Bugünden başlamak üzere iki tane de kamu spotu şeklinde film hazırladıklarını ifade eden Bakan Arslan, "Televizyonlarımız da yayınlanacak. Orada da vermek istediğimiz mesaj şu: Lütfen kurallara uyun, kurallara uymak çok önemli ve yine lütfen bir an önce erişeceğim yere gideceğim derken hiç gidememezlik edip ailelerinizi de, kazaya sebep olduğunuzda kazaya karışanların da hayatı çok önemli, onları üzme hakkınız yok. Kurallara uyarsak belki geç gideriz ama sağlıklı gideriz, bekleyenleri mutlu ederiz, bayramın amacına uygun olarak da bayram tadında bir bayram yaşarız. Sayın Başbakanımızın bir ifadesi var, ’Yolların kralı olmaz kuralı olur’, lütfen kurallara uyalım, sakin olalım, sabırlı olalım ve karşımızdakinin hakkına da riayet edelim" şeklinde konuştu.
"Bu kadar kötü olaylar yaşadıktan sonra buna rağmen 3.1’lik bir büyüme sağlıyorsak güvenin, istikrarın ve mali disiplinin bir sonucudur"

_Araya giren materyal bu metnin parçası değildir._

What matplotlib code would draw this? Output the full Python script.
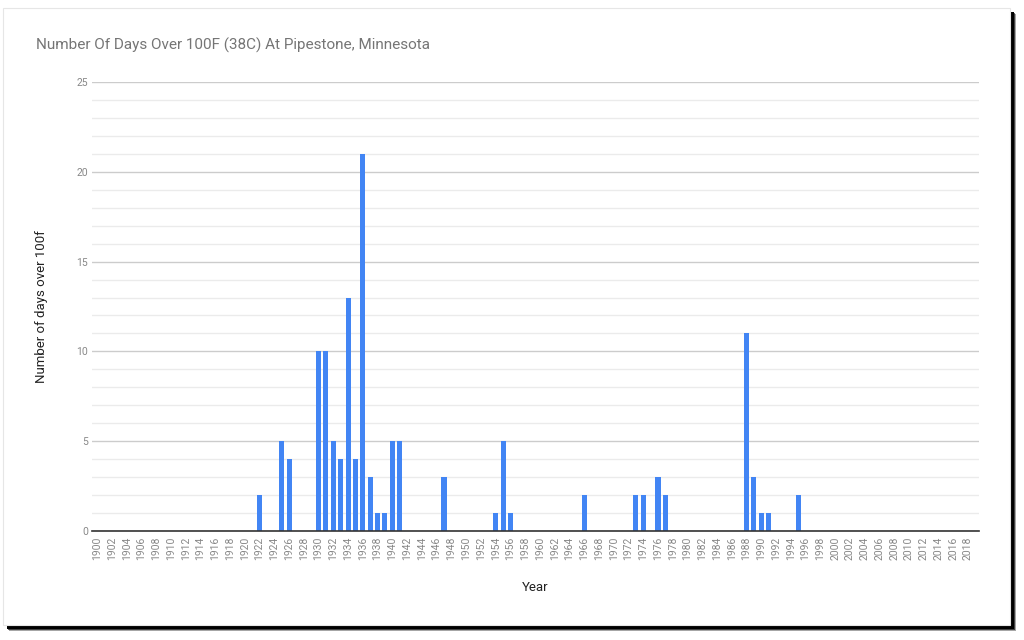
import matplotlib.pyplot as plt
import matplotlib.patches as mpatches
import numpy as np

# data
years = list(range(1900, 2019))
hot_years = [1922, 1925, 1926, 1930, 1931, 1932, 1933, 1934, 1935, 1936,
             1937, 1938, 1939, 1940, 1941, 1947, 1954, 1955, 1956, 1966,
             1973, 1974, 1976, 1977, 1988, 1989, 1990, 1991, 1995]
hot_days = [2, 5, 4, 10, 10, 5, 4, 13, 4, 21,
            3, 1, 1, 5, 5, 3, 1, 5, 1, 2,
            2, 2, 3, 2, 11, 3, 1, 1, 2]
tick_years = years[::2]

plt.rcParams['font.family'] = ['Roboto', 'DejaVu Sans']

W, H = 1024, 640
fig = plt.figure(figsize=(W / 100, H / 100), dpi=100)

# card with dark drop shadow
for off, a in [(6, 0.35), (5, 0.6), (4, 1.0)]:
    fig.patches.append(mpatches.Rectangle(
        ((3 + off) / W, 1 - (625 + off) / H), 1007 / W, 617 / H,
        transform=fig.transFigure, facecolor='black', edgecolor='none',
        alpha=a, zorder=-3))
fig.patches.append(mpatches.Rectangle(
    (3 / W, 1 - 625 / H), 1007 / W, 617 / H, transform=fig.transFigure,
    facecolor='white', edgecolor='#e6e6e6', linewidth=0.8, zorder=-2))

ax = fig.add_axes([92 / W, 1 - 531 / H, (979 - 92) / W, (531 - 82) / H])
ax.set_facecolor('none')

values = dict(zip(hot_years, hot_days))
heights = [values.get(y, 0) for y in years]
ax.bar(years, heights, width=0.68, color='#4285f4', zorder=3)

ax.set_xlim(1899.3, 2019.5)
ax.set_ylim(0, 25)
ax.set_yticks(range(0, 26, 5))
ax.set_yticks(range(0, 26), minor=True)
ax.set_xticks(tick_years)
ax.set_xticklabels([str(y) for y in tick_years], rotation=90,
                   fontsize=7.5, color='#888888')
ax.tick_params(axis='y', which='major', length=0, labelsize=7.5,
               labelcolor='#888888', pad=3)
ax.tick_params(axis='y', which='minor', length=0)
ax.tick_params(axis='x', length=0, pad=4)

ax.grid(axis='y', which='major', color='#cccccc', linewidth=1, zorder=0)
ax.grid(axis='y', which='minor', color='#ebebeb', linewidth=1, zorder=0)
for s in ['top', 'right', 'left']:
    ax.spines[s].set_visible(False)
ax.spines['bottom'].set_color('#333333')
ax.spines['bottom'].set_linewidth(1.2)
ax.spines['bottom'].set_zorder(4)

ax.set_ylabel('Number of days over 100f', fontsize=9.5, color='#222222',
              labelpad=20)
ax.set_xlabel('Year', fontsize=9.5, color='#222222', labelpad=15)

fig.text(36 / W, 1 - 45 / H, 'Number Of Days Over 100F (38C) At Pipestone, Minnesota',
         fontsize=11, color='#757575', va='center', ha='left')

fig.savefig('out.png', dpi=100)
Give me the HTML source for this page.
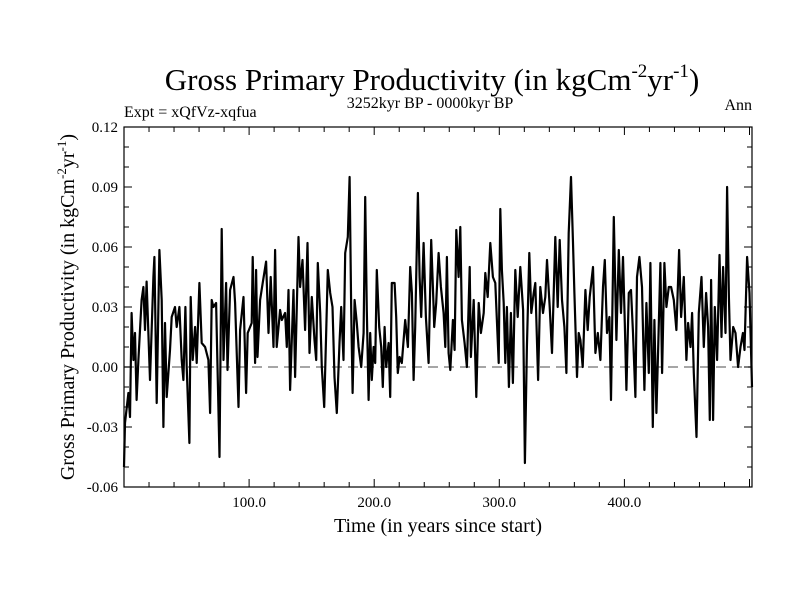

Bakan Arslan, TÜİK atrafından açıklanan yüzde 3.1’lik büyüme rakamı ile ilgili de şu değerlendirmeyi yaptı:
"Dünyadaki gelişmelere bakarsanız, gerçekten yüzde 3’ler 4’ler mertebesinde büyüme sağlayan istisnai ülkelerden biriyiz Türkiye olarak. Bence 3.1 büyüme kötü bir büyüme değil. Biz de büyümenin olmazsa olmazını yatırımlar olarak görüyoruz. Çünkü ülkeyi ulaşılabilir ve erişilebilir yaptıkça, ülke ekonomisine ve kalkınmasına katkı koyuyorsunuz. İnşallah bu dengeyi devam ettirerek, yatırımlara aynı hızla devam ederek ekonominin büyümesini ve Türkiye’nin büyümesini sağlamış olacağız. Bu kadar kötü olaylar yaşadıktan sonra buna rağmen 3.1’lik bir büyüme sağlıyorsak bu Türkiye’deki güvenin, istikrarın ve mali disiplinin bir sonucudur buna biraz böyle bakmak lazım."